## BEGIN MATERIAL PROVIDED

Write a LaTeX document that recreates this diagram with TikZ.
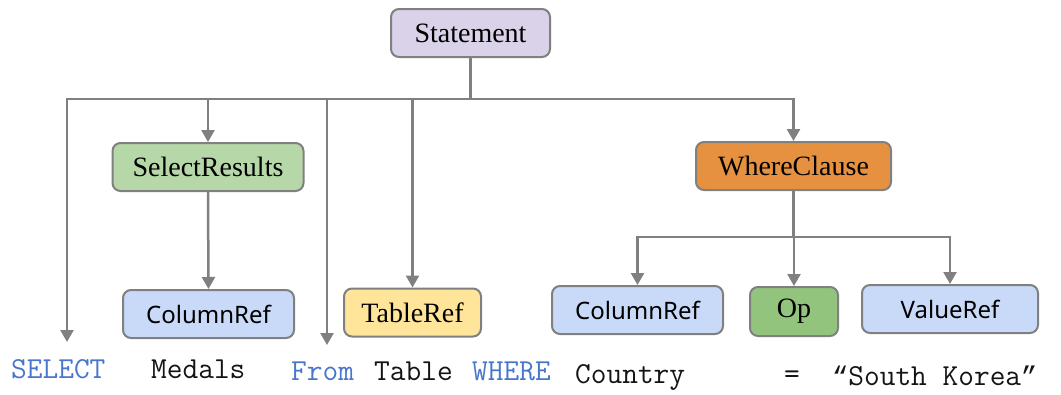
\documentclass[tikz,border=0pt]{standalone}
\usepackage{fontspec}
\setmainfont{Liberation Serif}
\newfontfamily\uisans{Noto Sans}
\newfontfamily\quotemono{Liberation Mono}
\usetikzlibrary{arrows.meta}
\definecolor{edgegray}{RGB}{128,128,128}
\definecolor{stmtfill}{RGB}{217,210,233}
\definecolor{selfill}{RGB}{182,215,168}
\definecolor{wherefill}{RGB}{230,145,64}
\definecolor{reffill}{RGB}{201,218,248}
\definecolor{tablefill}{RGB}{255,229,153}
\definecolor{opfill}{RGB}{147,196,125}
\definecolor{kwblue}{RGB}{72,118,204}
\definecolor{codeblack}{RGB}{20,20,20}
\newcommand{\curlyq}[1]{{\quotemono\fontsize{27}{30}\selectfont #1}}
\begin{document}
\begin{tikzpicture}[x=1pt,y=-1pt,
  box/.style={draw=edgegray, line width=2pt, rounded corners=8pt, inner sep=0pt,
    minimum height=48pt, font=\fontsize{28}{31}\selectfont},
  sansbox/.style={box, font=\uisans\fontsize{24}{28}\selectfont},
  wire/.style={draw=edgegray, line width=2.5pt},
  link/.style={wire, -{Triangle[width=13pt,length=12pt]}},
  code/.style={anchor=base west, inner sep=0pt, text=codeblack,
    font=\ttfamily\fontsize{30.5}{33}\selectfont},
  kw/.style={code, text=kwblue}]
\useasboundingbox (0,0) rectangle (1061,394);

% tree nodes
\node[box, fill=stmtfill, minimum width=159pt] (stmt) at (470.5,33) {Statement};
\node[box, fill=selfill, minimum width=191pt] (sel) at (208,167) {SelectResults};
\node[box, fill=wherefill, minimum width=195pt] (where) at (793.5,166) {WhereClause};
\node[sansbox, fill=reffill, minimum width=171pt] (colA) at (208.5,314) {ColumnRef};
\node[box, fill=tablefill, minimum width=137pt] (tab) at (412.5,312.5) {TableRef};
\node[sansbox, fill=reffill, minimum width=171pt] (colB) at (637.5,310) {ColumnRef};
\node[box, fill=opfill, minimum width=88pt, minimum height=49pt] (op) at (794,311.5) {Op};
\node[sansbox, fill=reffill, minimum width=176pt] (val) at (950,309) {ValueRef};

% free arrow ends above the keywords
\coordinate (hub) at (470.5,99);
\coordinate (selectEnd) at (67,342);
\coordinate (fromEnd) at (327,345);
\coordinate (whub) at (793.5,237);

% connectors from Statement
\draw[wire] (stmt.south) -- (hub);
\draw[link] (hub) -| (selectEnd);
\draw[link] (hub) -| (sel.north);
\draw[link] (hub) -| (fromEnd);
\draw[link] (hub) -| (tab.north);
\draw[link] (hub) -| (where.north);

% SelectResults
\draw[link] (sel.south) -- (colA.north);

% WhereClause
\draw[wire] (where.south) -- (whub);
\draw[link] (whub) -| (colB.north);
\draw[link] (whub) -| (op.north);
\draw[link] (whub) -| (val.north);

% query text
\node[kw] (kSelect) at (11,378) {SELECT};
\node[code] (tMedals) at (151,378) {Medals};
\node[kw] (kFrom) at (291,380) {From};
\node[code] (tTable) at (374,380) {Table};
\node[kw] (kWhere) at (472,380) {WHERE};
\node[code] (tCountry) at (575,383) {Country};
\node[code] (tEq) at (784,383) {=};
\node[code] (tValue) at (832,385) {\curlyq{“}South Korea\curlyq{”}};
\end{tikzpicture}
\end{document}
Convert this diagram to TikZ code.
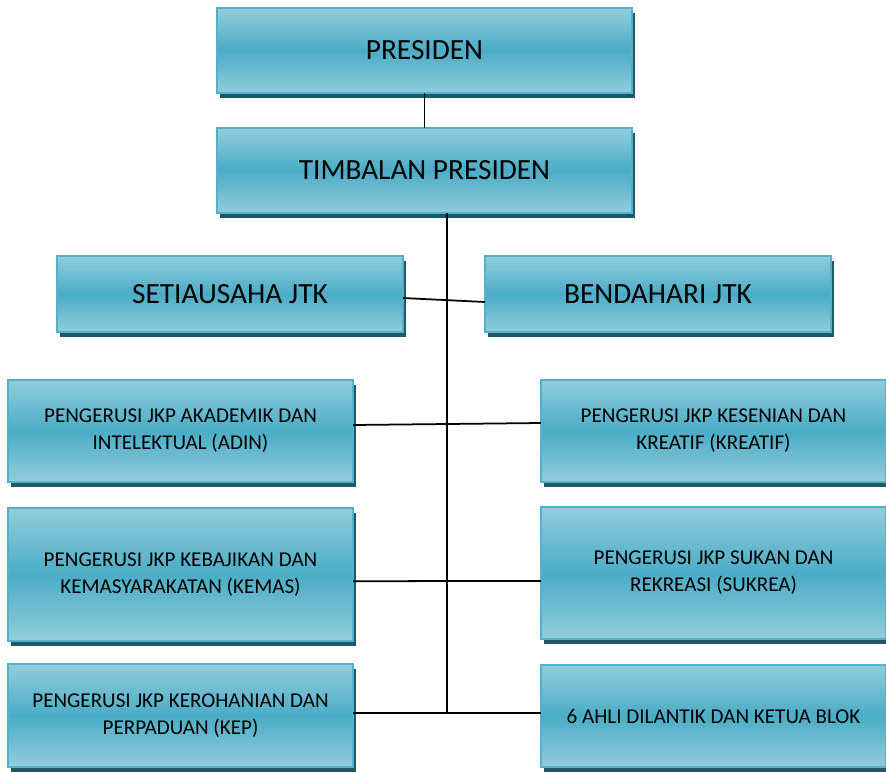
\documentclass[tikz,border=0pt]{standalone}
\usepackage{fontspec}
\setmainfont{Carlito}
\usetikzlibrary{positioning,shadows}
\definecolor{boxlight}{RGB}{146,205,220}
\definecolor{boxmid}{RGB}{75,172,198}
\definecolor{boxedge}{RGB}{82,178,204}
\definecolor{boxshadow}{RGB}{33,88,104}

\begin{document}
\begin{tikzpicture}[x=0.03cm, y=-0.03cm,
  jawatan/.style={draw=boxedge, line width=0.9pt, rectangle, inner sep=0pt, outer sep=0pt,
    top color=boxlight, bottom color=boxlight, middle color=boxmid,
    drop shadow={shadow xshift=2.5pt, shadow yshift=-4.3pt, fill=boxshadow, opacity=1},
    align=center, text=black},
  besar/.style={jawatan, minimum width=12.45cm, minimum height=2.55cm, font=\fontsize{25}{30}\selectfont},
  sederhana/.style={jawatan, minimum width=10.38cm, minimum height=2.28cm, font=\fontsize{25}{30}\selectfont},
  kecil/.style={jawatan, minimum width=10.35cm, font=\fontsize{18}{23}\selectfont},
  garis/.style={draw=black, line width=1.5pt}]
  \useasboundingbox (0,0) rectangle (886,771);

  % top of the chart
  \node[besar] (presiden) at (424.5,50.5) {PRESIDEN};
  \node[besar] (timbalan) at (424.5,170.5) {TIMBALAN PRESIDEN};
  \node[sederhana] (setia) at (230,294) {SETIAUSAHA JTK};
  \node[sederhana] (benda) at (658,294) {BENDAHARI JTK};

  % left column
  \foreach \nm/\y/\h/\txt in {adin/431/3.06/{PENGERUSI JKP AKADEMIK DAN\\INTELEKTUAL (ADIN)},
      kemas/574.5/3.99/{PENGERUSI JKP KEBAJIKAN DAN\\KEMASYARAKATAN (KEMAS)},
      kep/715.5/3.09/{PENGERUSI JKP KEROHANIAN DAN\\PERPADUAN (KEP)}}
    \node[kecil, minimum height=\h cm] (\nm) at (180.5,\y) {\txt};

  % right column
  \foreach \nm/\y/\h/\txt in {kreatif/431/3.06/{PENGERUSI JKP KESENIAN DAN\\KREATIF (KREATIF)},
      sukrea/573/3.96/{PENGERUSI JKP SUKAN DAN\\REKREASI (SUKREA)},
      blok/716/3.06/{6 AHLI DILANTIK DAN KETUA BLOK}}
    \node[kecil, minimum height=\h cm] (\nm) at (713.5,\y) {\txt};

  % connectors
  \coordinate (atas) at ([xshift=0.675cm]timbalan.south);
  \coordinate (bawah) at (447,713);
  \draw[garis] (presiden.south) -- (timbalan.north);
  \draw[garis] (atas) -- (bawah);
  \draw[garis] ([yshift=-0.12cm]setia.east) -- ([yshift=-0.24cm]benda.west);
  \draw[garis] ([yshift=0.18cm]adin.east) -- ([yshift=0.24cm]kreatif.west);
  \draw[garis] ([yshift=-0.2cm]kemas.east) -- ([yshift=-0.24cm]sukrea.west);
  \draw[garis] ([yshift=0.075cm]kep.east) -- ([yshift=0.09cm]blok.west);
\end{tikzpicture}
\end{document}
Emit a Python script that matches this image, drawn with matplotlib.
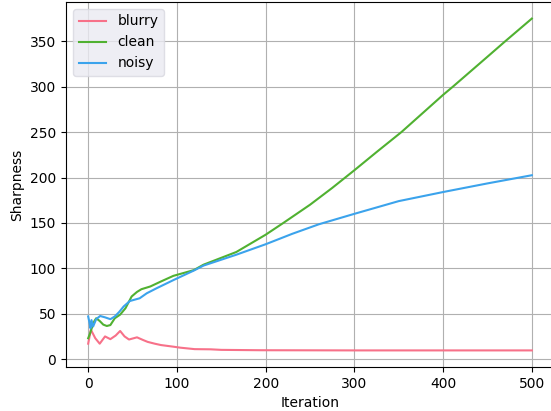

## END MATERIAL PROVIDED

• GIVEN PROBLEM:
The entries above are to be returned exactly, without their pictures.

• ANSWER TO THE PROBLEM:
Write a LaTeX document that recreates this diagram with TikZ.
\documentclass[tikz,border=0pt]{standalone}
\usepackage{fontspec}
\setmainfont{Liberation Serif}
\newfontfamily\uisans{Noto Sans}
\newfontfamily\quotemono{Liberation Mono}
\usetikzlibrary{arrows.meta}
\definecolor{edgegray}{RGB}{128,128,128}
\definecolor{stmtfill}{RGB}{217,210,233}
\definecolor{selfill}{RGB}{182,215,168}
\definecolor{wherefill}{RGB}{230,145,64}
\definecolor{reffill}{RGB}{201,218,248}
\definecolor{tablefill}{RGB}{255,229,153}
\definecolor{opfill}{RGB}{147,196,125}
\definecolor{kwblue}{RGB}{72,118,204}
\definecolor{codeblack}{RGB}{20,20,20}
\newcommand{\curlyq}[1]{{\quotemono\fontsize{27}{30}\selectfont #1}}
\begin{document}
\begin{tikzpicture}[x=1pt,y=-1pt,
  box/.style={draw=edgegray, line width=2pt, rounded corners=8pt, inner sep=0pt,
    minimum height=48pt, font=\fontsize{28}{31}\selectfont},
  sansbox/.style={box, font=\uisans\fontsize{24}{28}\selectfont},
  wire/.style={draw=edgegray, line width=2.5pt},
  link/.style={wire, -{Triangle[width=13pt,length=12pt]}},
  code/.style={anchor=base west, inner sep=0pt, text=codeblack,
    font=\ttfamily\fontsize{30.5}{33}\selectfont},
  kw/.style={code, text=kwblue}]
\useasboundingbox (0,0) rectangle (1061,394);

% tree nodes
\node[box, fill=stmtfill, minimum width=159pt] (stmt) at (470.5,33) {Statement};
\node[box, fill=selfill, minimum width=191pt] (sel) at (208,167) {SelectResults};
\node[box, fill=wherefill, minimum width=195pt] (where) at (793.5,166) {WhereClause};
\node[sansbox, fill=reffill, minimum width=171pt] (colA) at (208.5,314) {ColumnRef};
\node[box, fill=tablefill, minimum width=137pt] (tab) at (412.5,312.5) {TableRef};
\node[sansbox, fill=reffill, minimum width=171pt] (colB) at (637.5,310) {ColumnRef};
\node[box, fill=opfill, minimum width=88pt, minimum height=49pt] (op) at (794,311.5) {Op};
\node[sansbox, fill=reffill, minimum width=176pt] (val) at (950,309) {ValueRef};

% free arrow ends above the keywords
\coordinate (hub) at (470.5,99);
\coordinate (selectEnd) at (67,342);
\coordinate (fromEnd) at (327,345);
\coordinate (whub) at (793.5,237);

% connectors from Statement
\draw[wire] (stmt.south) -- (hub);
\draw[link] (hub) -| (selectEnd);
\draw[link] (hub) -| (sel.north);
\draw[link] (hub) -| (fromEnd);
\draw[link] (hub) -| (tab.north);
\draw[link] (hub) -| (where.north);

% SelectResults
\draw[link] (sel.south) -- (colA.north);

% WhereClause
\draw[wire] (where.south) -- (whub);
\draw[link] (whub) -| (colB.north);
\draw[link] (whub) -| (op.north);
\draw[link] (whub) -| (val.north);

% query text
\node[kw] (kSelect) at (11,378) {SELECT};
\node[code] (tMedals) at (151,378) {Medals};
\node[kw] (kFrom) at (291,380) {From};
\node[code] (tTable) at (374,380) {Table};
\node[kw] (kWhere) at (472,380) {WHERE};
\node[code] (tCountry) at (575,383) {Country};
\node[code] (tEq) at (784,383) {=};
\node[code] (tValue) at (832,385) {\curlyq{“}South Korea\curlyq{”}};
\end{tikzpicture}
\end{document}
Convert this diagram to TikZ code.
\documentclass[tikz,border=0pt]{standalone}
\usepackage{fontspec}
\setmainfont{Carlito}
\usetikzlibrary{positioning,shadows}
\definecolor{boxlight}{RGB}{146,205,220}
\definecolor{boxmid}{RGB}{75,172,198}
\definecolor{boxedge}{RGB}{82,178,204}
\definecolor{boxshadow}{RGB}{33,88,104}

\begin{document}
\begin{tikzpicture}[x=0.03cm, y=-0.03cm,
  jawatan/.style={draw=boxedge, line width=0.9pt, rectangle, inner sep=0pt, outer sep=0pt,
    top color=boxlight, bottom color=boxlight, middle color=boxmid,
    drop shadow={shadow xshift=2.5pt, shadow yshift=-4.3pt, fill=boxshadow, opacity=1},
    align=center, text=black},
  besar/.style={jawatan, minimum width=12.45cm, minimum height=2.55cm, font=\fontsize{25}{30}\selectfont},
  sederhana/.style={jawatan, minimum width=10.38cm, minimum height=2.28cm, font=\fontsize{25}{30}\selectfont},
  kecil/.style={jawatan, minimum width=10.35cm, font=\fontsize{18}{23}\selectfont},
  garis/.style={draw=black, line width=1.5pt}]
  \useasboundingbox (0,0) rectangle (886,771);

  % top of the chart
  \node[besar] (presiden) at (424.5,50.5) {PRESIDEN};
  \node[besar] (timbalan) at (424.5,170.5) {TIMBALAN PRESIDEN};
  \node[sederhana] (setia) at (230,294) {SETIAUSAHA JTK};
  \node[sederhana] (benda) at (658,294) {BENDAHARI JTK};

  % left column
  \foreach \nm/\y/\h/\txt in {adin/431/3.06/{PENGERUSI JKP AKADEMIK DAN\\INTELEKTUAL (ADIN)},
      kemas/574.5/3.99/{PENGERUSI JKP KEBAJIKAN DAN\\KEMASYARAKATAN (KEMAS)},
      kep/715.5/3.09/{PENGERUSI JKP KEROHANIAN DAN\\PERPADUAN (KEP)}}
    \node[kecil, minimum height=\h cm] (\nm) at (180.5,\y) {\txt};

  % right column
  \foreach \nm/\y/\h/\txt in {kreatif/431/3.06/{PENGERUSI JKP KESENIAN DAN\\KREATIF (KREATIF)},
      sukrea/573/3.96/{PENGERUSI JKP SUKAN DAN\\REKREASI (SUKREA)},
      blok/716/3.06/{6 AHLI DILANTIK DAN KETUA BLOK}}
    \node[kecil, minimum height=\h cm] (\nm) at (713.5,\y) {\txt};

  % connectors
  \coordinate (atas) at ([xshift=0.675cm]timbalan.south);
  \coordinate (bawah) at (447,713);
  \draw[garis] (presiden.south) -- (timbalan.north);
  \draw[garis] (atas) -- (bawah);
  \draw[garis] ([yshift=-0.12cm]setia.east) -- ([yshift=-0.24cm]benda.west);
  \draw[garis] ([yshift=0.18cm]adin.east) -- ([yshift=0.24cm]kreatif.west);
  \draw[garis] ([yshift=-0.2cm]kemas.east) -- ([yshift=-0.24cm]sukrea.west);
  \draw[garis] ([yshift=0.075cm]kep.east) -- ([yshift=0.09cm]blok.west);
\end{tikzpicture}
\end{document}
Emit a Python script that matches this image, drawn with matplotlib.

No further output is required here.